Delitos de odio
Apuntes desde la Bastilla ·
Tuve que apagar el móvil y concentrarme en el paisaje para no contagiarme de este veneno que mancha las palabras y confunde el pensamientoVolvía de Barcelona en el coche cuando escuché la noticia de que un niño de once años había sido asesinado en Mocejón. Las primeras informaciones ... eran confusas y las notas de prensa escuetas. Me costó entender la hondura del hecho y pensé que había entendido mal la edad de la víctima. Poco a poco fueron llegando, como pétalos caídos de una flor tardía, más detalles del brutal suceso. Como mi impaciencia superaba el ritmo de la realidad, decidí dar una vuelta por las redes sociales en busca de explicación. ¿Cómo se puede asesinar a una criatura de tan corta edad durante un partido de fútbol?
Lo que encontré en la selva ponzoñosa de las redes fue un tratado de hooliganismo, una arena romana en la que los leones se lamen las fauces en busca de presas. El niño de once años había pasado a un segundo plano (y llevaba escasas dos horas muerto) y ahora se debatía la identidad del asesino. Circularon teorías de todo tipo, nacionalidades y motivaciones. La mitad del foso clamaba venganza contra los impíos bárbaros venidos de África y la otra mitad reclamaba castigos ejemplares contra el ser mesetario que se escondía detrás del infanticidio.
Tuve que apagar el móvil y concentrarme en el paisaje para no contagiarme de este veneno que mancha las palabras y confunde el pensamiento. Mientras la sociedad digería el asesinato de un niño, una parte importante del país deseaba que el asesino fuese extranjero y otros tantos rezaban salmos para que fuese español. Aparecieron analistas sesudos para informar de la lista de condolencias y pésames a la familia: que si tal ministro aún no había dicho nada, que si el político de la oposición aún estaba en la playa, que si el deportista de turno seguía con su raqueta sin haberse pronunciado.
La tragedia mayúscula del asesinato de un niño no podía pasar desapercibida para nuestra clase política. Y no me refiero al estudio y análisis de las causas, para, en un futuro, impedir dentro de lo posible estas desgracias. Me refiero a la acción en caliente, al tuit de pólvora rápida y fresca, lanzado al corazón del oponente.

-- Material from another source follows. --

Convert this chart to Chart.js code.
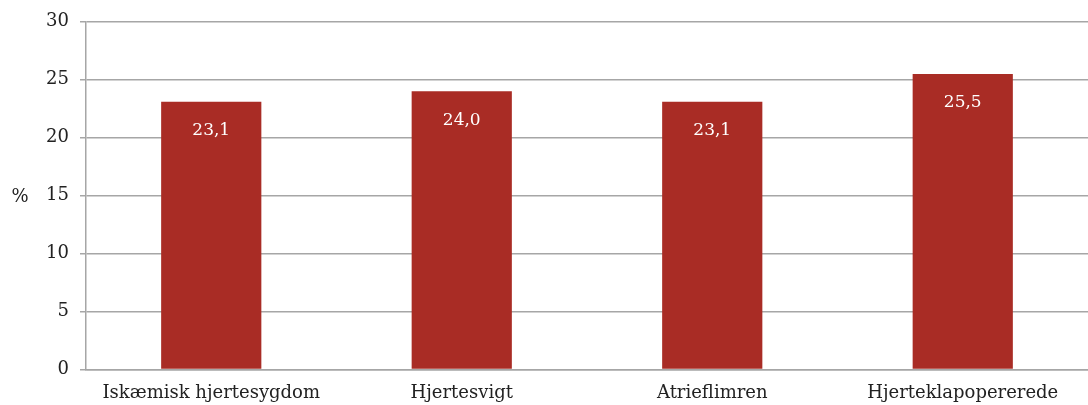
<!DOCTYPE html>
<html>
<head>
<meta charset="utf-8">
<script src="https://cdn.jsdelivr.net/npm/chart.js@4"></script>
<style>
  html, body { margin: 0; padding: 0; background: #fff; }
  #wrap { width: 1088px; height: 405px; }
</style>
</head>
<body>
<div id="wrap"><canvas id="c"></canvas></div>
<script>
const categories = ['Iskæmisk hjertesygdom', 'Hjertesvigt', 'Atrieflimren', 'Hjerteklapopererede'];
const values = [23.1, 24.0, 23.1, 25.5];
const yTicks = [0, 5, 10, 15, 20, 25, 30];

const FONT = '"DejaVu Serif", serif';
const barColor = '#a92c25';
const gridColor = '#a6a6a6';

// values drawn inside the bar, near its top
const barLabels = {
  id: 'barLabels',
  afterDatasetsDraw(chart) {
    const ctx = chart.ctx;
    const meta = chart.getDatasetMeta(0);
    ctx.save();
    ctx.fillStyle = '#fff';
    ctx.font = '17px ' + FONT;
    ctx.textAlign = 'center';
    ctx.textBaseline = 'middle';
    meta.data.forEach((bar, i) => {
      ctx.fillText(values[i].toFixed(1).replace('.', ','), bar.x, bar.y + 29);
    });
    ctx.restore();
  }
};

// horizontal "%" axis title
const percentTitle = {
  id: 'percentTitle',
  afterDraw(chart) {
    const ctx = chart.ctx;
    const area = chart.chartArea;
    ctx.save();
    ctx.fillStyle = '#222';
    ctx.font = '18px ' + FONT;
    ctx.textAlign = 'center';
    ctx.textBaseline = 'middle';
    ctx.fillText('%', 20, (area.top + area.bottom) / 2 + 2);
    ctx.restore();
  }
};

new Chart(document.getElementById('c'), {
  type: 'bar',
  data: {
    labels: categories,
    datasets: [{
      data: values,
      backgroundColor: barColor,
      categoryPercentage: 1,
      barPercentage: 0.4
    }]
  },
  options: {
    responsive: true,
    maintainAspectRatio: false,
    animation: false,
    layout: { padding: { top: 18, right: 0, left: 0, bottom: -12 } },
    plugins: {
      legend: { display: false },
      tooltip: { enabled: false }
    },
    scales: {
      x: {
        grid: { display: false, drawTicks: false },
        border: { color: gridColor, width: 1.5 },
        ticks: { color: '#222', font: { family: FONT, size: 18 }, padding: 13 }
      },
      y: {
        min: 0,
        max: 30,
        afterFit(scale) { scale.width = 86; },
        afterBuildTicks(scale) { scale.ticks = yTicks.map(v => ({ value: v })); },
        grid: { color: gridColor, lineWidth: 1.5, tickLength: 6 },
        border: { color: gridColor, width: 1.5 },
        ticks: { color: '#222', font: { family: FONT, size: 18 }, padding: 11 }
      }
    }
  },
  plugins: [barLabels, percentTitle]
});
</script>
</body>
</html>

No hablamos ya, una semana después, del niño asesinado, sino de los delitos de odio que se esparcen por las redes y que hacen tan difícil la vida democrática.
Por supuesto que los delitos de odio existen y forman parte de una realidad a la que no deberíamos acostumbrarnos, pero este articulista que escribe se huele de lejos el olor de los intereses creados. Ya se anuncia en el horizonte una ley que regule y pene los delitos de odio en las redes sociales. Sería una acción bondadosa si aún quedase bondad en el Ejecutivo. ¿Qué es un delito de odio para el Gobierno? ¿Dónde empieza y dónde acaba el odio? ¿En qué barrio? ¿En qué franja ideológica?
Pongamos un ejemplo para no dejarnos llevar por el fuego de las antorchas frente a la plaza pública. Cuando se publicó la noticia, hace años, de que un chico había sido agredido en Malasaña por ser gay, estas mismas redes responsabilizaban de la agresión a todo el ámbito de la derecha española (la catalana y vasca siempre se van de rositas). Surgieron piras populares que conectaban el brutal delito con comentarios que habían hecho políticos en el Congreso, aunque no tuviesen nada que ver. A las horas se demostró que la víctima se había inventado la agresión y la pira dejó sus huellas calcinadas en la plaza.
La cuestión angular radica en quién decidirá lo que es un delito de odio. ¿Lo es llamar a una persona fascista? Para mí, el fascismo es una de las peores creaciones del ser humano. Tristemente, escuchamos este término como insulto a todo aquel que se posicione en contra del ideario gubernamental. ¿Actuará la fiscalía cuando se llame facha a diestro y siniestro? ¿Es un delito de odio tildar de maricón a un futbolista? ¿Y gritarle a Vinicius «negro de mierda» y mono? ¿Consideraremos odio el acto en el que se reciba entre aplausos a un etarra en la plaza del pueblo? ¿Merecerá la catalogación de delito de odio el olvidado Quim Torra por decir que los españoles que acuden a trabajar en Cataluña tienen un gen menos que los catalanes? ¿Y provocar la animadversión contra los madrileños por disfrutar del verano en el resto del país como hacemos todos los ciudadanos? Son preguntas que me planteo por si a alguien se le ocurre aprovechar la ola de consternación para implantar leyes que sujeten aún más el tablero hacia un lado. Porque de eso se trata, de seguir ganando esta partida inmoral, mientras un crío de once años ha sido enterrado en Mocejón.